Exercise brief
Skip the pictures. Transcribe the rest of the data below without changing a word.

Material provided
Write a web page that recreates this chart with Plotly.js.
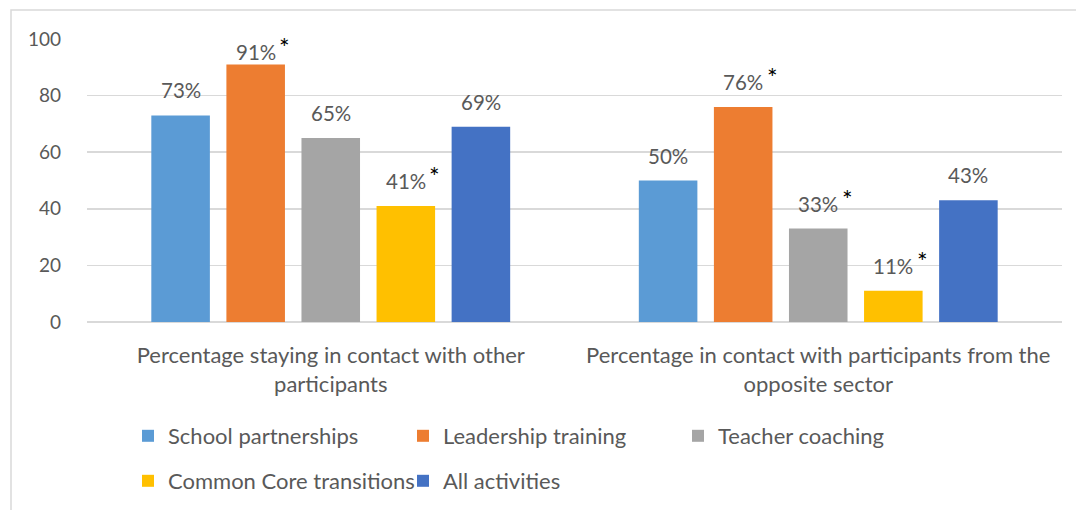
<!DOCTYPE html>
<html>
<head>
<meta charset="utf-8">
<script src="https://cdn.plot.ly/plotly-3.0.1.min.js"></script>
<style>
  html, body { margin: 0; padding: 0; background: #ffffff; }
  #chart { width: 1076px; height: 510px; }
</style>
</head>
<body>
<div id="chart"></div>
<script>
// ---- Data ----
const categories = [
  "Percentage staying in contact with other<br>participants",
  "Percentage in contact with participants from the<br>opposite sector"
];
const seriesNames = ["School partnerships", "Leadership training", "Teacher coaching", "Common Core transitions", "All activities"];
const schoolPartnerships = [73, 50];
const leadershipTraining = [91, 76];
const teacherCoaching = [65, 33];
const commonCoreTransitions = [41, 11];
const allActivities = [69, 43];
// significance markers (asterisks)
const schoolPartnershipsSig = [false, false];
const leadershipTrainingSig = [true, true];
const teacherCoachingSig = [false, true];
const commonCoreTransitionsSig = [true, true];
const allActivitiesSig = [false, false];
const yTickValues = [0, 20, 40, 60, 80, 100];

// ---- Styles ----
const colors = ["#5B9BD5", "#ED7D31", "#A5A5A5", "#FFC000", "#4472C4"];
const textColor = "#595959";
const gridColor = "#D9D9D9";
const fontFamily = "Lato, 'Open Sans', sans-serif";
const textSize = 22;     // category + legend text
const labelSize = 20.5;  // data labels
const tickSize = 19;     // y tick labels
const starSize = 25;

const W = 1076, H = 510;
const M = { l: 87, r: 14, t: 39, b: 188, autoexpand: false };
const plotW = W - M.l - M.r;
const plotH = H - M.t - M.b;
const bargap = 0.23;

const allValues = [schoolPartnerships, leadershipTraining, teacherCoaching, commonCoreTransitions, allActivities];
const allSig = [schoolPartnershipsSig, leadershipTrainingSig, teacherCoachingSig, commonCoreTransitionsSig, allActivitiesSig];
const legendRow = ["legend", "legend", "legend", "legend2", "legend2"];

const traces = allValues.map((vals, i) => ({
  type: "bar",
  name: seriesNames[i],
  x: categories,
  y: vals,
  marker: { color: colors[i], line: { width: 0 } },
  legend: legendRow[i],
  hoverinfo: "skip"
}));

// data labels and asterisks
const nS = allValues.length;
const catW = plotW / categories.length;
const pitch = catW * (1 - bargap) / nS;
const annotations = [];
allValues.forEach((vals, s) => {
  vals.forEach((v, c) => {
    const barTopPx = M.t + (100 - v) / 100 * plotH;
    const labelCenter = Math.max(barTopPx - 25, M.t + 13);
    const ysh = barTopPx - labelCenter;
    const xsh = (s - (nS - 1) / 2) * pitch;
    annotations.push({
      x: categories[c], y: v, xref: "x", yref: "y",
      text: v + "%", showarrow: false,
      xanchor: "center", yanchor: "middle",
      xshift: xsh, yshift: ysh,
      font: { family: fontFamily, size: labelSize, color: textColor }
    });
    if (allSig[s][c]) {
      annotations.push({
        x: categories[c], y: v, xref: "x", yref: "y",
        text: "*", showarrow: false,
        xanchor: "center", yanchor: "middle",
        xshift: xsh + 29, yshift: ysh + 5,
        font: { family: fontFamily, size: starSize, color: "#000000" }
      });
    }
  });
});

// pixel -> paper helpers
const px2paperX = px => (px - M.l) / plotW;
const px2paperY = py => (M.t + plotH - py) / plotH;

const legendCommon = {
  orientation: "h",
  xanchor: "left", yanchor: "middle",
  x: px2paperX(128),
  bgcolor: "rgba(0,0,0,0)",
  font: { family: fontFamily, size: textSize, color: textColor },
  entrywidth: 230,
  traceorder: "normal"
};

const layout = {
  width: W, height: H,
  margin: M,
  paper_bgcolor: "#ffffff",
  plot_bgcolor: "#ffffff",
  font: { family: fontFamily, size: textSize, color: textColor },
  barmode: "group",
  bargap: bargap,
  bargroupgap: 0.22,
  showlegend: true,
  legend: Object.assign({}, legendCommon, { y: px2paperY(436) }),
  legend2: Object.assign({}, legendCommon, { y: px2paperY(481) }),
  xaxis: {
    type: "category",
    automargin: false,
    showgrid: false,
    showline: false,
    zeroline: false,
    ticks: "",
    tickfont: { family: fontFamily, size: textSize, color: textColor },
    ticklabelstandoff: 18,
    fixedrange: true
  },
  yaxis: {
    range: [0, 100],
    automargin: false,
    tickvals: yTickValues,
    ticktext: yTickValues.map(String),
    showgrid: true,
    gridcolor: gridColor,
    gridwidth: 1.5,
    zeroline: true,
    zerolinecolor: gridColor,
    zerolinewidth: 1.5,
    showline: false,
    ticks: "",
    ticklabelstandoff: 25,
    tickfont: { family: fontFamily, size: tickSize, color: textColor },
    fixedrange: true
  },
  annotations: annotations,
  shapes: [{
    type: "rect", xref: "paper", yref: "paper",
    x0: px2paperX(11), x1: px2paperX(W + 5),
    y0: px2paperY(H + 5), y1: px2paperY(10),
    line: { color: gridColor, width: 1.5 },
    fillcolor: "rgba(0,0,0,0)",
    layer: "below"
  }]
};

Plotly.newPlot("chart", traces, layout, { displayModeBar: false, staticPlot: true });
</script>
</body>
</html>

Reply
Write a web page that recreates this chart with Plotly.js.
<!DOCTYPE html>
<html>
<head>
<meta charset="utf-8">
<script src="https://cdn.plot.ly/plotly-3.0.1.min.js"></script>
<style>
  html, body { margin: 0; padding: 0; background: #ffffff; }
  #chart { width: 1076px; height: 510px; }
</style>
</head>
<body>
<div id="chart"></div>
<script>
// ---- Data ----
const categories = [
  "Percentage staying in contact with other<br>participants",
  "Percentage in contact with participants from the<br>opposite sector"
];
const seriesNames = ["School partnerships", "Leadership training", "Teacher coaching", "Common Core transitions", "All activities"];
const schoolPartnerships = [73, 50];
const leadershipTraining = [91, 76];
const teacherCoaching = [65, 33];
const commonCoreTransitions = [41, 11];
const allActivities = [69, 43];
// significance markers (asterisks)
const schoolPartnershipsSig = [false, false];
const leadershipTrainingSig = [true, true];
const teacherCoachingSig = [false, true];
const commonCoreTransitionsSig = [true, true];
const allActivitiesSig = [false, false];
const yTickValues = [0, 20, 40, 60, 80, 100];

// ---- Styles ----
const colors = ["#5B9BD5", "#ED7D31", "#A5A5A5", "#FFC000", "#4472C4"];
const textColor = "#595959";
const gridColor = "#D9D9D9";
const fontFamily = "Lato, 'Open Sans', sans-serif";
const textSize = 22;     // category + legend text
const labelSize = 20.5;  // data labels
const tickSize = 19;     // y tick labels
const starSize = 25;

const W = 1076, H = 510;
const M = { l: 87, r: 14, t: 39, b: 188, autoexpand: false };
const plotW = W - M.l - M.r;
const plotH = H - M.t - M.b;
const bargap = 0.23;

const allValues = [schoolPartnerships, leadershipTraining, teacherCoaching, commonCoreTransitions, allActivities];
const allSig = [schoolPartnershipsSig, leadershipTrainingSig, teacherCoachingSig, commonCoreTransitionsSig, allActivitiesSig];
const legendRow = ["legend", "legend", "legend", "legend2", "legend2"];

const traces = allValues.map((vals, i) => ({
  type: "bar",
  name: seriesNames[i],
  x: categories,
  y: vals,
  marker: { color: colors[i], line: { width: 0 } },
  legend: legendRow[i],
  hoverinfo: "skip"
}));

// data labels and asterisks
const nS = allValues.length;
const catW = plotW / categories.length;
const pitch = catW * (1 - bargap) / nS;
const annotations = [];
allValues.forEach((vals, s) => {
  vals.forEach((v, c) => {
    const barTopPx = M.t + (100 - v) / 100 * plotH;
    const labelCenter = Math.max(barTopPx - 25, M.t + 13);
    const ysh = barTopPx - labelCenter;
    const xsh = (s - (nS - 1) / 2) * pitch;
    annotations.push({
      x: categories[c], y: v, xref: "x", yref: "y",
      text: v + "%", showarrow: false,
      xanchor: "center", yanchor: "middle",
      xshift: xsh, yshift: ysh,
      font: { family: fontFamily, size: labelSize, color: textColor }
    });
    if (allSig[s][c]) {
      annotations.push({
        x: categories[c], y: v, xref: "x", yref: "y",
        text: "*", showarrow: false,
        xanchor: "center", yanchor: "middle",
        xshift: xsh + 29, yshift: ysh + 5,
        font: { family: fontFamily, size: starSize, color: "#000000" }
      });
    }
  });
});

// pixel -> paper helpers
const px2paperX = px => (px - M.l) / plotW;
const px2paperY = py => (M.t + plotH - py) / plotH;

const legendCommon = {
  orientation: "h",
  xanchor: "left", yanchor: "middle",
  x: px2paperX(128),
  bgcolor: "rgba(0,0,0,0)",
  font: { family: fontFamily, size: textSize, color: textColor },
  entrywidth: 230,
  traceorder: "normal"
};

const layout = {
  width: W, height: H,
  margin: M,
  paper_bgcolor: "#ffffff",
  plot_bgcolor: "#ffffff",
  font: { family: fontFamily, size: textSize, color: textColor },
  barmode: "group",
  bargap: bargap,
  bargroupgap: 0.22,
  showlegend: true,
  legend: Object.assign({}, legendCommon, { y: px2paperY(436) }),
  legend2: Object.assign({}, legendCommon, { y: px2paperY(481) }),
  xaxis: {
    type: "category",
    automargin: false,
    showgrid: false,
    showline: false,
    zeroline: false,
    ticks: "",
    tickfont: { family: fontFamily, size: textSize, color: textColor },
    ticklabelstandoff: 18,
    fixedrange: true
  },
  yaxis: {
    range: [0, 100],
    automargin: false,
    tickvals: yTickValues,
    ticktext: yTickValues.map(String),
    showgrid: true,
    gridcolor: gridColor,
    gridwidth: 1.5,
    zeroline: true,
    zerolinecolor: gridColor,
    zerolinewidth: 1.5,
    showline: false,
    ticks: "",
    ticklabelstandoff: 25,
    tickfont: { family: fontFamily, size: tickSize, color: textColor },
    fixedrange: true
  },
  annotations: annotations,
  shapes: [{
    type: "rect", xref: "paper", yref: "paper",
    x0: px2paperX(11), x1: px2paperX(W + 5),
    y0: px2paperY(H + 5), y1: px2paperY(10),
    line: { color: gridColor, width: 1.5 },
    fillcolor: "rgba(0,0,0,0)",
    layer: "below"
  }]
};

Plotly.newPlot("chart", traces, layout, { displayModeBar: false, staticPlot: true });
</script>
</body>
</html>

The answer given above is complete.